Correlation of occurrence and severity of diabetic retinopathy with microalbuminuria, anemia and other systemic factors on univariate and multivariate analyses

Duration of diabetes (P <0.001), microalbuminuria (P <0.001) and anemia (P = 0.002) showed statistically significant correlation with hard exudate formation and the occurrence of clinically significant macular edema, both on univariate and multivariate analyses [Table 3]. These factors also showed statistically significant correlation with DR without CSME.

Table 3

Correlation of the hard exudates formation and clinically significant macular oedema with microalbuminuria, anemia and other systemic factors on univariate and multivariate analysis

Discussion

In our study, the association of microalbuminuria with the occurrence and severity of DR, occurrence of hard exudate and CSME remained strong even after correction for duration of diabetes, one of the most important predictors of DR and other co-morbid conditions. An independent association between microalbuminuria and NPDR was observed in a study from Cameroon by Sobngwi et al.[24] Singh et al. found that increasing albuminuria was significantly associated with PDR.[25] Larger cross-sectional studies have concluded that microalbuminuria is a reliable marker for DR.[2627] However, a recent study from Thailand has found no significant association between retinopathy and microalbuminuria.[28]

These findings support the suggestion that both DR and nephropathy progress in a parallel way. These findings stress on the need for close monitoring for DR in patients with microalbuminuria to prevent irreversible visual loss. This association also indicates the overall more grave prognosis in patients with DR, which calls for closer monitoring of renal and cardiovascular function in the presence of DR. In type 2 diabetes, unlike in type1 diabetes, microalbuminuria may not only be a marker of renal disease but also have a close association with generalized cardiovascular disease, increasing the risk of myocardial infarction or stroke.[2930] It is also noteworthy that the body mass indices of most patients in the study were in the 18.5–23 group, confirming the lean fat phenotype of Asians with insulin resistance and increased cardiovascular risk.[31]

This study also established a correlation between DR and low hemoglobin. Low hemoglobin was an independent baseline risk factor in the EDTRS for the development of PDR and severe visual loss.[16] Other studies have corroborated this finding and have also found improvement in the DR status following correction of anemia.[17183233] Thus, the potential threat of anemia should always be taken into consideration while managing a patient with DR.

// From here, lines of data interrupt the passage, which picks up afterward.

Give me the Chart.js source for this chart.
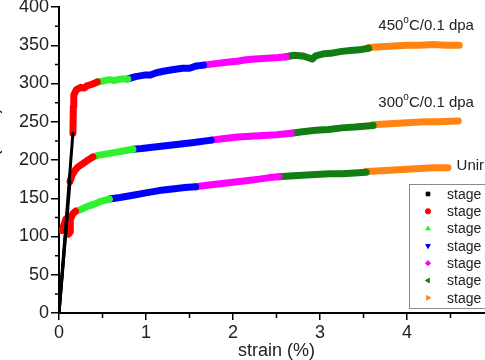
<!DOCTYPE html>
<html>
<head>
<meta charset="utf-8">
<script src="https://cdn.jsdelivr.net/npm/chart.js@4/dist/chart.umd.min.js"></script>
<style>
  html, body { margin: 0; padding: 0; background: #fff; overflow: hidden; width: 485px; height: 360px; }
  #wrap { position: absolute; left: -35px; top: 0; width: 555px; height: 360px; }
</style>
</head>
<body>
<div id="wrap"><canvas id="chart"></canvas></div>
<script>
const stageLabels = ['stage 1', 'stage 2', 'stage 3', 'stage 4', 'stage 5', 'stage 6', 'stage 7'];
const stageColors = ['#000000', '#ff0000', '#2ef22e', '#0000ff', '#ff00ff', '#127d12', '#ff8414'];
const stageMarkers = ['rect', 'circle', 'triangle', 'triangle', 'rectRot', 'triangle', 'triangle'];
const markerRotation = [0, 0, 0, 180, 0, -90, 90];

const curveNames = ['450\u00b0C/0.1 dpa', '300\u00b0C/0.1 dpa', 'Unirradiated'];
const yTitle = 'Stress (MPa)';

// [strain %, stress MPa] per stage
const curve450 = [
    [[0, 0], [0.16, 235]],
    [[0.16, 235], [0.165, 270], [0.17, 285], [0.2, 292], [0.25, 295], [0.29, 294], [0.32, 297], [0.38, 299], [0.44, 302]],
    [[0.44, 302], [0.5, 303], [0.58, 305], [0.63, 304], [0.72, 306], [0.79, 306]],
    [[0.79, 306], [0.88, 309], [0.98, 311], [1.05, 311], [1.12, 314], [1.2, 316], [1.3, 318], [1.42, 320], [1.5, 320], [1.58, 323], [1.66, 324]],
    [[1.66, 324], [1.8, 326], [1.95, 328], [2.05, 329], [2.15, 331], [2.25, 332], [2.4, 333], [2.52, 334], [2.61, 335]],
    [[2.61, 335], [2.7, 337], [2.8, 336], [2.86, 334], [2.91, 332], [2.95, 336], [3.05, 339], [3.15, 340], [3.25, 342], [3.35, 343], [3.45, 344], [3.56, 346]],
    [[3.56, 347], [3.7, 348], [3.85, 349], [4.0, 350], [4.15, 350], [4.3, 351], [4.45, 350], [4.6, 350]]
];

const curve300 = [
    [[0, 0], [0.127, 172]],
    [[0.127, 172], [0.15, 180], [0.18, 186], [0.22, 191], [0.27, 195], [0.32, 199], [0.39, 204]],
    [[0.39, 204], [0.45, 206], [0.55, 208], [0.65, 210], [0.75, 212], [0.85, 214]],
    [[0.85, 214], [0.95, 215], [1.1, 217], [1.25, 219], [1.4, 221], [1.55, 223], [1.75, 226]],
    [[1.75, 226], [1.9, 228], [2.05, 230], [2.2, 231], [2.35, 232], [2.5, 233], [2.67, 235]],
    [[2.67, 235], [2.8, 237], [2.95, 239], [3.1, 240], [3.25, 242], [3.4, 243], [3.61, 245]],
    [[3.61, 246], [3.75, 247], [3.9, 248], [4.05, 249], [4.2, 250], [4.35, 250], [4.59, 251]]
];

const curveUnirr = [
    [[0, 0], [0.1, 135]],
    [[0.035, 108], [0.06, 116], [0.08, 123], [0.1, 112], [0.11, 103], [0.13, 106], [0.13, 122], [0.16, 130], [0.19, 133]],
    [[0.19, 133], [0.25, 135], [0.32, 139], [0.4, 142], [0.48, 146], [0.58, 149]],
    [[0.58, 149], [0.7, 151], [0.85, 154], [1.0, 157], [1.15, 160], [1.3, 162], [1.45, 164], [1.57, 165]],
    [[1.57, 165], [1.7, 167], [1.85, 169], [2.0, 171], [2.15, 173], [2.3, 175], [2.42, 177], [2.53, 178]],
    [[2.53, 178], [2.65, 179], [2.8, 180], [2.95, 181], [3.1, 182], [3.25, 182], [3.4, 183], [3.53, 184]],
    [[3.53, 185], [3.7, 186], [3.85, 187], [4.0, 188], [4.15, 189], [4.3, 190], [4.47, 190]]
];

// label anchors in data units (strain, stress at baseline)
const curveLabelPos = [[3.67, 370], [3.67, 269], [4.57, 187]];

const xTicks = [0, 1, 2, 3, 4, 5];
const yTicks = [0, 50, 100, 150, 200, 250, 300, 350, 400];

const curves = [curve450, curve300, curveUnirr];
const datasets = [];
stageLabels.forEach((label, s) => {
    curves.forEach(curve => {
        datasets.push({
            label: label,
            data: curve[s].map(p => ({ x: p[0], y: p[1] })),
            borderColor: stageColors[s],
            backgroundColor: stageColors[s],
            borderWidth: s === 0 ? 3 : 7,
            borderCapStyle: 'round',
            borderJoinStyle: 'round',
            showLine: true,
            pointRadius: 0,
            tension: 0
        });
    });
});

const minorTicks = {
    id: 'minorTicks',
    afterDraw(chart) {
        const ctx = chart.ctx;
        const x = chart.scales.x, y = chart.scales.y;
        ctx.save();
        ctx.strokeStyle = '#000';
        ctx.lineWidth = 1.5;
        ctx.beginPath();
        for (let v = 25; v < 400; v += 50) {
            const py = y.getPixelForValue(v);
            ctx.moveTo(chart.chartArea.left, py);
            ctx.lineTo(chart.chartArea.left - 4, py);
        }
        for (let v = 0.5; v < 5; v += 1) {
            const px = x.getPixelForValue(v);
            ctx.moveTo(px, chart.chartArea.bottom);
            ctx.lineTo(px, chart.chartArea.bottom + 5);
        }
        ctx.stroke();

        // y title, mostly cropped off the left edge like the reference
        ctx.font = '18px "Liberation Sans", Arial, sans-serif';
        ctx.fillStyle = '#222';
        ctx.textAlign = 'center';
        ctx.textBaseline = 'middle';
        ctx.translate(chart.chartArea.left - 66, (chart.chartArea.top + chart.chartArea.bottom) / 2);
        ctx.rotate(-Math.PI / 2);
        ctx.fillText(yTitle, 0, 0);
        ctx.restore();
    }
};

const curveLabels = {
    id: 'curveLabels',
    afterDraw(chart) {
        const ctx = chart.ctx;
        const x = chart.scales.x, y = chart.scales.y;
        ctx.save();
        ctx.fillStyle = '#222';
        ctx.textBaseline = 'alphabetic';
        ctx.textAlign = 'left';
        curveNames.forEach((name, i) => {
            let px = x.getPixelForValue(curveLabelPos[i][0]);
            const py = y.getPixelForValue(curveLabelPos[i][1]);
            const parts = name.split('\u00b0');
            ctx.font = '15px "Liberation Sans", Arial, sans-serif';
            ctx.fillText(parts[0], px, py);
            if (parts.length > 1) {
                px += ctx.measureText(parts[0]).width;
                ctx.font = '10px "Liberation Sans", Arial, sans-serif';
                ctx.fillText('o', px, py - 7);
                px += ctx.measureText('o').width;
                ctx.font = '15px "Liberation Sans", Arial, sans-serif';
                ctx.fillText(parts[1], px, py);
            }
        });
        ctx.restore();
    }
};

const boxLegend = {
    id: 'boxLegend',
    afterDraw(chart) {
        const ctx = chart.ctx;
        const left = chart.chartArea.left + 350, top = 184, w = 100, h = 124;
        ctx.save();
        ctx.fillStyle = '#fff';
        ctx.fillRect(left, top, w, h);
        ctx.strokeStyle = '#8a8a8a';
        ctx.lineWidth = 1;
        ctx.strokeRect(left + 0.5, top + 0.5, w, h);
        ctx.font = '14px "Liberation Sans", Arial, sans-serif';
        ctx.textBaseline = 'middle';
        ctx.textAlign = 'left';
        stageLabels.forEach((label, i) => {
            const cy = top + 10 + i * 17.3;
            ctx.fillStyle = stageColors[i];
            ctx.strokeStyle = stageColors[i];
            Chart.helpers.drawPoint(ctx, {
                pointStyle: stageMarkers[i],
                rotation: markerRotation[i],
                radius: 2.6,
                borderWidth: 1
            }, left + 19, cy);
            ctx.fillStyle = '#222';
            ctx.fillText(label, left + 38, cy + 1);
        });
        ctx.restore();
    }
};

new Chart(document.getElementById('chart'), {
    type: 'scatter',
    data: { datasets: datasets },
    options: {
        responsive: true,
        maintainAspectRatio: false,
        animation: false,
        layout: { padding: { top: 7, right: 26, bottom: 0, left: 0 } },
        plugins: {
            legend: { display: false },
            tooltip: { enabled: false }
        },
        scales: {
            x: {
                type: 'linear',
                min: 0,
                max: 5,
                afterBuildTicks: s => { s.ticks = xTicks.map(v => ({ value: v })); },
                afterFit: s => { s.height = 47; s.paddingLeft = 0; s.paddingRight = 0; },
                ticks: {
                    color: '#222',
                    padding: 2,
                    font: { family: '"Liberation Sans", Arial, sans-serif', size: 18 }
                },
                grid: { display: true, drawOnChartArea: false, drawTicks: true, tickLength: 7, color: '#000', lineWidth: 1.5 },
                border: { display: true, color: '#000', width: 2 },
                title: {
                    display: true,
                    text: 'strain (%)',
                    color: '#222',
                    padding: { top: 0, bottom: 0 },
                    font: { family: '"Liberation Sans", Arial, sans-serif', size: 18, lineHeight: 1 }
                }
            },
            y: {
                min: 0,
                max: 400,
                afterBuildTicks: s => { s.ticks = yTicks.map(v => ({ value: v })); },
                afterFit: s => { s.width = 94; s.paddingTop = 7; s.paddingBottom = 0; },
                ticks: {
                    color: '#222',
                    padding: 2,
                    font: { family: '"Liberation Sans", Arial, sans-serif', size: 18 }
                },
                grid: { display: true, drawOnChartArea: false, drawTicks: true, tickLength: 8, color: '#000', lineWidth: 1.5 },
                border: { display: true, color: '#000', width: 2 },
                title: { display: false }
            }
        }
    },
    plugins: [minorTicks, curveLabels, boxLegend]
});
</script>
</body>
</html>
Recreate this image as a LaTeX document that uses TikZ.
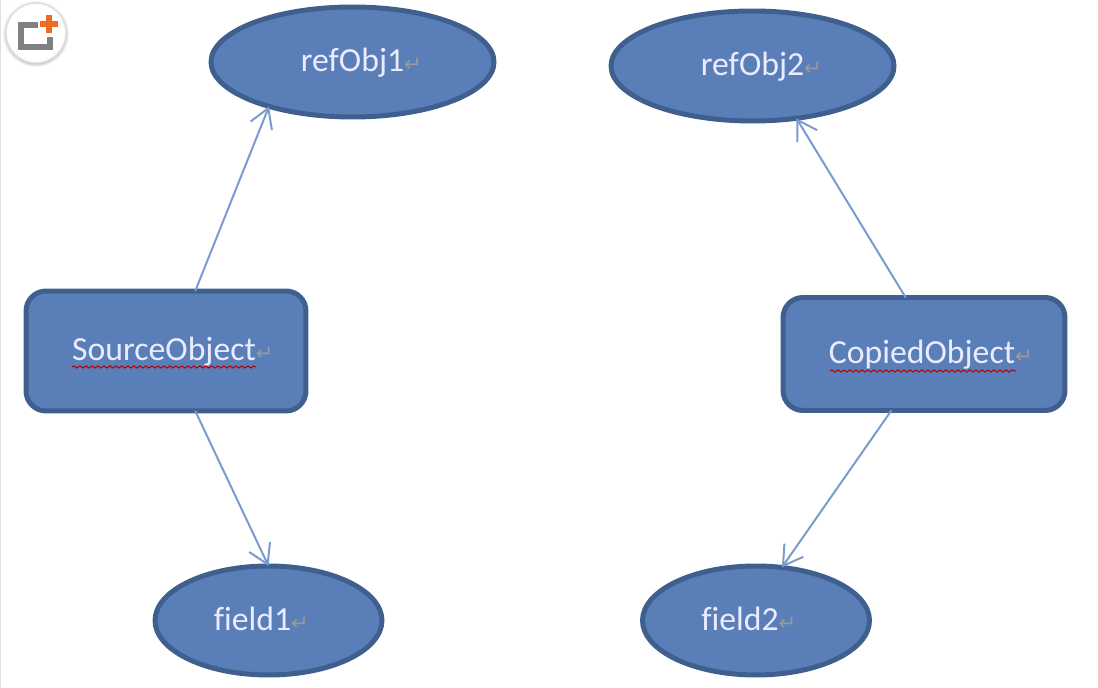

The limitations of this study include 1) the small sample size and 2) the setting of the study in a tertiary care center. Larger prospective longitudinal population-based studies are required to categorically ascertain this association of microalbuminuria and anemia with DR in type 2 diabetics.

In conclusion, we have observed a significant correlation between DR and microalbuminuria and/or lower levels of serum hemoglobin. The presence of microalbuminuria should warn the treating physician of the need to monitor the retina along with kidney function. This, in turn, may reduce the occurrence of irreversible visual loss due to DR. Low hemoglobin level, which is common in patients from developing countries like India, needs to be detected and treated, thereby reducing the risk for developing DR.